Devised by The Notnow Collective
Director: Hannah Silva
Reviewer: Hannah Powell
In a comedic and honest representation of the challenges of motherhood, from public shaming to those moments where you are forced to choose between your child and your career. The Notnow Collective open the audience’s eyes to 21st-century parenthood. all centred around a question: Can we soothe our babies and our ambition? It’s one hour of exploration into the difficulties which come with trying to achieve perfect parenting while also attempting to follow your own personal ambitions. This is all while there are two children with their childminder in the dressing room backstage.
Kristina Gavran and Tina Hofman take the audience through their experiences, from the desperately needed coffee and wine breaks to the challenges of working with your children in the rehearsal room. Having to stay up till 2 am to finish work, planning certain times for what they term ‘effort sex’, not feeling desired anymore, the drop in confidence many new mothers go through are all topics covered unashamedly. Despite the specificity of the piece, it remains relatable to those who aren’t mothers, however it is likely that this is due to the increase of awareness surrounding the topic of motherhood caused by social media. In a society where everything is shared from positive to negative, is it possible to give your audience something new?
While the piece follows Gavran and Hofman’s experiences, it also portrays a story which explores the impossibility of achieving perfect parenting through the use of a Wonderwoman doll and a stuffed purple bunny rabbit. As Wonderwoman attempts to gain her perfect parenting certificate to become a mother, she goes on a journey of realising that no matter what she decides, a woman will always be judged. Judged for deciding not to have children when they are perfectly capable, and shamed for not being a perfect mother.
Despite the effectiveness of this scene, it feels like the concept it not explored to its full potential. While the concept is incredibly entertaining and relatable even to those without children, there seems to be something missing. It is possible that in attempting to make the piece relatable to everyone, they’ve missed the opportunities to include some more specific items about parenting. Rushing to buy all the parenting books, the difficulties of breastfeeding, the interruption of the mother-in-law, these are not present and would be ideal items to include.
Two moments which are particularly powerful are central in the narrative.
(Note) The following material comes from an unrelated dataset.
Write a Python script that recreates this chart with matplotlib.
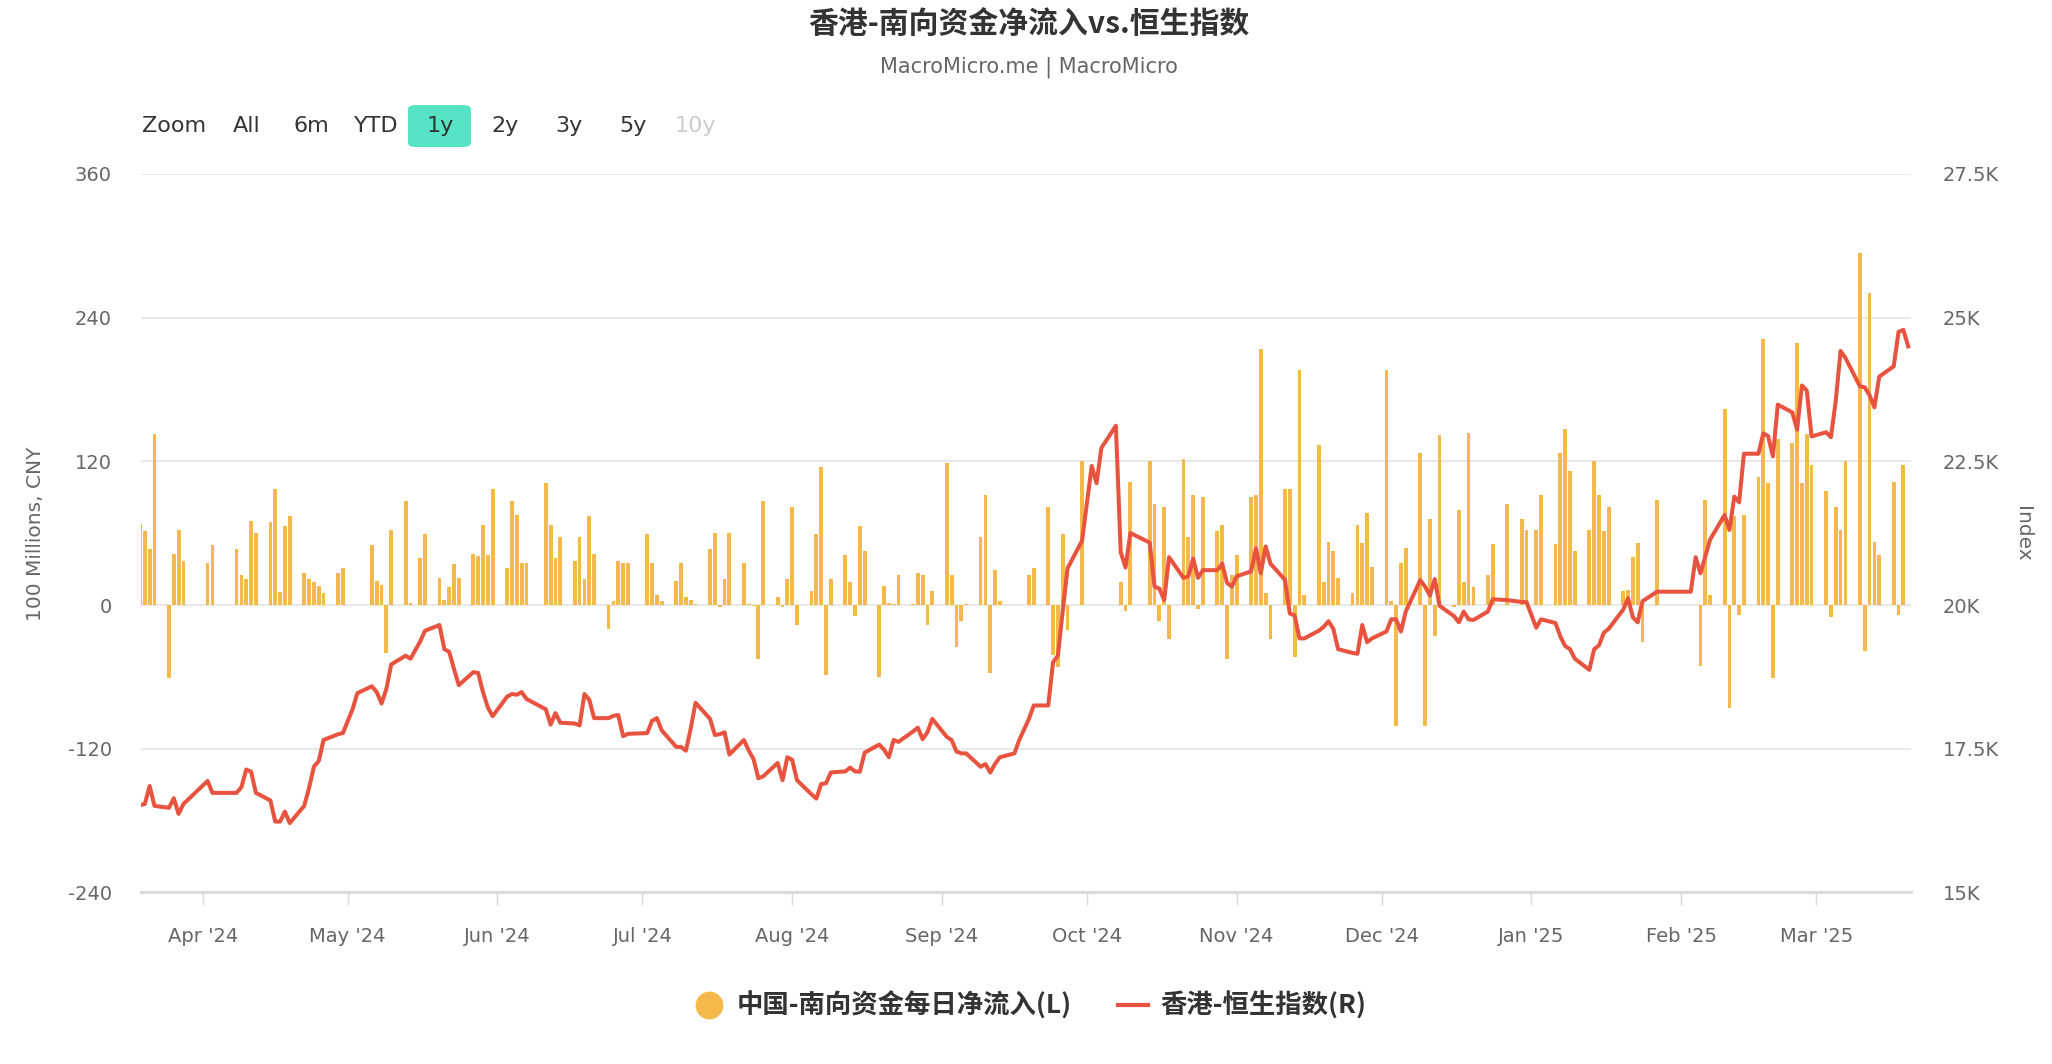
import numpy as np
import pandas as pd
import matplotlib
matplotlib.use("Agg")
import matplotlib.pyplot as plt
import matplotlib.dates as mdates
from matplotlib.lines import Line2D
from matplotlib.patches import FancyBboxPatch
from matplotlib.ticker import FuncFormatter

plt.rcParams['font.family'] = ['DejaVu Sans', 'Noto Sans CJK SC']
plt.rcParams['axes.unicode_minus'] = False
CJK = ['Noto Sans CJK SC', 'DejaVu Sans']

# --- dades llegides del gràfic (dies de negociació HK) ---
trade_dates = [
    "2024-03-19", "2024-03-20", "2024-03-21", "2024-03-22", "2024-03-25", "2024-03-26", "2024-03-27", "2024-03-28",
    "2024-04-02", "2024-04-03", "2024-04-05", "2024-04-08", "2024-04-09", "2024-04-10", "2024-04-11", "2024-04-12",
    "2024-04-15", "2024-04-16", "2024-04-17", "2024-04-18", "2024-04-19", "2024-04-22", "2024-04-23", "2024-04-24",
    "2024-04-25", "2024-04-26", "2024-04-29", "2024-04-30",
    "2024-05-02", "2024-05-03", "2024-05-06", "2024-05-07", "2024-05-08", "2024-05-09", "2024-05-10", "2024-05-13",
    "2024-05-14", "2024-05-16", "2024-05-17", "2024-05-20", "2024-05-21", "2024-05-22", "2024-05-23", "2024-05-24",
    "2024-05-27", "2024-05-28", "2024-05-29", "2024-05-30", "2024-05-31",
    "2024-06-03", "2024-06-04", "2024-06-05", "2024-06-06", "2024-06-07", "2024-06-11", "2024-06-12", "2024-06-13",
    "2024-06-14", "2024-06-17", "2024-06-18", "2024-06-19", "2024-06-20", "2024-06-21", "2024-06-24", "2024-06-25",
    "2024-06-26", "2024-06-27", "2024-06-28",
    "2024-07-02", "2024-07-03", "2024-07-04", "2024-07-05", "2024-07-08", "2024-07-09", "2024-07-10", "2024-07-11",
    "2024-07-12", "2024-07-15", "2024-07-16", "2024-07-17", "2024-07-18", "2024-07-19", "2024-07-22", "2024-07-23",
    "2024-07-24", "2024-07-25", "2024-07-26", "2024-07-29", "2024-07-30", "2024-07-31",
    "2024-08-01", "2024-08-02", "2024-08-05", "2024-08-06", "2024-08-07", "2024-08-08", "2024-08-09", "2024-08-12",
    "2024-08-13", "2024-08-14", "2024-08-15", "2024-08-16", "2024-08-19", "2024-08-20", "2024-08-21", "2024-08-22",
    "2024-08-23", "2024-08-26", "2024-08-27", "2024-08-28", "2024-08-29", "2024-08-30",
    "2024-09-02", "2024-09-03", "2024-09-04", "2024-09-05", "2024-09-06", "2024-09-09", "2024-09-10", "2024-09-11",
    "2024-09-12", "2024-09-13", "2024-09-16", "2024-09-17", "2024-09-19", "2024-09-20", "2024-09-23", "2024-09-24",
    "2024-09-25", "2024-09-26", "2024-09-27", "2024-09-30",
    "2024-10-02", "2024-10-03", "2024-10-04", "2024-10-07", "2024-10-08", "2024-10-09", "2024-10-10", "2024-10-14",
    "2024-10-15", "2024-10-16", "2024-10-17", "2024-10-18", "2024-10-21", "2024-10-22", "2024-10-23", "2024-10-24",
    "2024-10-25", "2024-10-28", "2024-10-29", "2024-10-30", "2024-10-31",
    "2024-11-01", "2024-11-04", "2024-11-05", "2024-11-06", "2024-11-07", "2024-11-08", "2024-11-11", "2024-11-12",
    "2024-11-13", "2024-11-14", "2024-11-15", "2024-11-18", "2024-11-19", "2024-11-20", "2024-11-21", "2024-11-22",
    "2024-11-25", "2024-11-26", "2024-11-27", "2024-11-28", "2024-11-29",
    "2024-12-02", "2024-12-03", "2024-12-04", "2024-12-05", "2024-12-06", "2024-12-09", "2024-12-10", "2024-12-11",
    "2024-12-12", "2024-12-13", "2024-12-16", "2024-12-17", "2024-12-18", "2024-12-19", "2024-12-20", "2024-12-23",
    "2024-12-24", "2024-12-27", "2024-12-30", "2024-12-31",
    "2025-01-02", "2025-01-03", "2025-01-06", "2025-01-07", "2025-01-08", "2025-01-09", "2025-01-10", "2025-01-13",
    "2025-01-14", "2025-01-15", "2025-01-16", "2025-01-17", "2025-01-20", "2025-01-21", "2025-01-22", "2025-01-23",
    "2025-01-24", "2025-01-27", "2025-01-28",
    "2025-02-03", "2025-02-04", "2025-02-05", "2025-02-06", "2025-02-07", "2025-02-10", "2025-02-11", "2025-02-12",
    "2025-02-13", "2025-02-14", "2025-02-17", "2025-02-18", "2025-02-19", "2025-02-20", "2025-02-21", "2025-02-24",
    "2025-02-25", "2025-02-26", "2025-02-27", "2025-02-28",
    "2025-03-03", "2025-03-04", "2025-03-05", "2025-03-06", "2025-03-07", "2025-03-10", "2025-03-11", "2025-03-12",
    "2025-03-13", "2025-03-14", "2025-03-17", "2025-03-18", "2025-03-19", "2025-03-20",
]

# 中国-南向资金每日净流入 (100 Millions, CNY); None = 南向不开放
flow_values = [
    68, 62, 47, 143, -61, 43, 63, 37,
    35, 50, None, 47, 25, 22, 70, 60, 69, 97, 11, 66, 74, 27, 22, 19, 16, 10, 27, 31,
    None, None, 50, 20, 17, -40, 63, 87, 2, 39, 59, 23, 4, 15, 34, 23, 43, 41, 67, 42, 97,
    31, 87, 75, 35, 35, 102, 67, 39, 57, 37, 57, 22, 74, 43, -20, 3, 37, 35, 35,
    59, 35, 8, 3, 20, 35, 7, 4, 1, 47, 60, -2, 22, 60, 35, 1, -1, -45, 87, 7, -2, 22,
    82, -17, 12, 59, 115, -58, 22, 42, 19, -9, 66, 45, -60, 16, 2, 1, 25, 1, 27, 25, -17, 12,
    119, 25, -35, -13, 1, 57, 92, -57, 29, 3, None, None, 25, 31, 82, -42, -52, 59, -21, 120,
    None, None, None, None, 19, -5, 103, 120, 84, -13, 82, -28, 122, 57, 92, -3, 90, 62, 67, -45, 25,
    42, 90, 92, 214, 10, -28, 97, 97, -43, 196, 8, 134, 19, 53, 45, 23, 10, 67, 52, 77, 32,
    196, 3, -101, 35, 48, 127, -101, 72, -26, 142, -2, 79, 19, 144, 15, 25, 51, 84, 72, 63,
    63, 92, 51, 127, 147, 112, 45, 63, 120, 92, 62, 82, 12, 13, 40, 52, -31, 88, None,
    None, None, -51, 88, 8, 164, -86, 74, -8, 75, 107, 222, 102, -61, 139, 135, 219, 102, 143, 117,
    95, -10, 82, 63, 120, 294, -38, 261, 53, 42, 103, -8, 117, None,
]

# 香港-恒生指数
hsi_values = [
    16520, 16540, 16853, 16507, 16473, 16640, 16367, 16540,
    16940, 16733, 16733, 16733, 16833, 17140, 17100, 16733, 16600, 16233, 16233, 16407, 16207, 16507, 16820, 17187,
    17287, 17653, 17753, 17773,
    18187, 18467, 18587, 18487, 18287, 18540, 18967, 19120, 19067, 19367, 19553, 19653, 19233, 19187, 18887, 18607,
    18833, 18820, 18487, 18220, 18067,
    18407, 18453, 18440, 18487, 18367, 18187, 17920, 18120, 17953, 17940, 17907, 18453, 18353, 18033, 18033, 18073,
    18087, 17720, 17760,
    17773, 17987, 18033, 17820, 17533, 17533, 17467, 17853, 18300, 18020, 17740, 17753, 17787, 17400, 17653, 17470,
    17320, 16987, 17020, 17253, 16953, 17353,
    17307, 16953, 16707, 16633, 16887, 16900, 17087, 17107, 17173, 17107, 17100, 17433, 17573, 17487, 17353, 17653,
    17620, 17800, 17867, 17667, 17787, 18020,
    17707, 17653, 17453, 17420, 17420, 17187, 17233, 17087, 17240, 17353, 17420, 17653, 18020, 18253, 18253, 19007,
    19120, 19900, 20640, 21120,
    22420, 22120, 22733, 23120, 20920, 20653, 21253, 21087, 20320, 20287, 20087, 20833, 20473, 20500, 20807, 20473,
    20607, 20607, 20720, 20387, 20320,
    20500, 20587, 20987, 20553, 21020, 20720, 20440, 19853, 19820, 19420, 19420, 19553, 19620, 19720, 19587, 19233,
    19167, 19153, 19653, 19353, 19420,
    19540, 19753, 19753, 19540, 19887, 20433, 20320, 20167, 20453, 19987, 19807, 19700, 19887, 19753, 19740, 19887,
    20100, 20087, 20053, 20053,
    19607, 19753, 19687, 19453, 19287, 19233, 19067, 18873, 19233, 19300, 19520, 19587, 19920, 20120, 19787, 19700,
    20067, 20233, 20233,
    20233, 20833, 20553, 20850, 21140, 21567, 21307, 21887, 21787, 22633, 22633, 22987, 22940, 22587, 23487, 23353,
    23053, 23820, 23733, 22933,
    23007, 22920, 23550, 24420, 24300, 23807, 23787, 23653, 23440, 23973, 24153, 24753, 24787, 24500,
]

left_ticks = [-240, -120, 0, 120, 240, 360]
right_ticks = [15000, 17500, 20000, 22500, 25000, 27500]
right_labels = ["15K", "17.5K", "20K", "22.5K", "25K", "27.5K"]
range_buttons = ["Zoom", "All", "6m", "YTD", "1y", "2y", "3y", "5y", "10y"]

bar_color = '#F5B94B'
line_color = '#E8533F'

dates = pd.to_datetime(trade_dates)
flow = np.array([np.nan if v is None else v for v in flow_values], dtype=float)
hsi = np.array(hsi_values, dtype=float)
has_flow = ~np.isnan(flow)

fig = plt.figure(figsize=(20.52, 10.64), dpi=100)
ax = fig.add_axes([0.0687, 0.1612, 0.8626, 0.6753])
ax2 = ax.twinx()

ax.bar(dates[has_flow], flow[has_flow], width=0.78, color=bar_color, zorder=2)
ax2.plot(dates, hsi, color=line_color, lw=2.9, zorder=3)

ax.set_xlim(pd.Timestamp('2024-03-19 05:00'), pd.Timestamp('2025-03-20 14:00'))
ax.set_ylim(-240, 360)
ax.set_yticks(left_ticks)
ax2.set_ylim(15000, 27500)
ax2.set_yticks(right_ticks)
ax2.set_yticklabels(right_labels)

ax.grid(axis='y', color='#e6e6e6', lw=1.3)
ax.set_axisbelow(True)
for a in (ax, ax2):
    for s in ('top', 'left', 'right'):
        a.spines[s].set_visible(False)
ax2.spines['bottom'].set_visible(False)
ax.spines['bottom'].set_color('#d8d8d8')
ax.spines['bottom'].set_linewidth(2)

ax.xaxis.set_major_locator(mdates.MonthLocator())
ax.xaxis.set_major_formatter(FuncFormatter(lambda v, p: mdates.num2date(v).strftime("%b '%y")))
ax.tick_params(axis='x', length=9.5, width=1, color='#d8d8d8', pad=15, labelsize=14, labelcolor='#666666')
ax.tick_params(axis='y', length=0, pad=21, labelsize=14, labelcolor='#666666')
ax2.tick_params(axis='y', length=0, pad=23, labelsize=14, labelcolor='#666666')

fig.text(0.0171, 0.4986, "100 Millions, CNY", rotation=90, ha='center', va='center', fontsize=14.5, color='#666666')
fig.text(0.9854, 0.4986, "Index", rotation=270, ha='center', va='center', fontsize=14.5, color='#666666')

# títol
fig.text(0.5013, 0.977, "香港-南向资金净流入vs.恒生指数", ha='center', va='center', fontsize=21.5,
         color='#333333', family=CJK, weight='bold')
fig.text(0.5013, 0.937, "MacroMicro.me | MacroMicro", ha='center', va='center', fontsize=15, color='#666666')

# botons de rang
btn_x = [0.0848, 0.1204, 0.1516, 0.1832, 0.2144, 0.2461, 0.2773, 0.3085, 0.3387]
fig.add_artist(FancyBboxPatch((0.1988, 0.8618), 0.0307, 0.0395, boxstyle="round,pad=0,rounding_size=0.004",
                              transform=fig.transFigure, facecolor='#54E3C3', edgecolor='none'))
for name, bx in zip(range_buttons, btn_x):
    col = '#cccccc' if name == '10y' else '#333333'
    fig.text(bx, 0.8816, name, ha='center', va='center', fontsize=16, color=col)

# llegenda
handles = [Line2D([], [], marker='o', ls='none', markersize=19, color=bar_color),
           Line2D([], [], color=line_color, lw=3)]
fig.legend(handles, ["中国-南向资金每日净流入(L)", "香港-恒生指数(R)"], loc='center',
           bbox_to_anchor=(0.502, 0.0545), ncol=2, frameon=False, handlelength=1.15,
           handletextpad=0.45, columnspacing=1.75, labelcolor='#333333',
           prop={'family': CJK, 'size': 19, 'weight': 'bold'})

fig.savefig("out.png", dpi=100)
In the first, the show is interrupted by Hoffman being told her children need her in the dressing room. Consequently, Gavran is left on stage on her own and gives a very vulnerable and heart-warming speech about not knowing what to do and constantly not feeling good enough in the eyes of society. In the second, Wonderwoman is allowed her certificate but first must play the shame game. This involves shaming mothers who are seen eating chocolate behind their child’s back, or giving their child an iPad to keep them quiet. An interesting interpretation of the media and how they shame mothers for the simplest of things on a daily basis.
Overall Wonderwoman – the Naked Truth is an entertaining and truthful piece which looks at motherhood through the lens of mothers rather than the media for once. While they maybe miss some interesting topics to explore the performance as a whole is enjoyable for people without children as well as those with.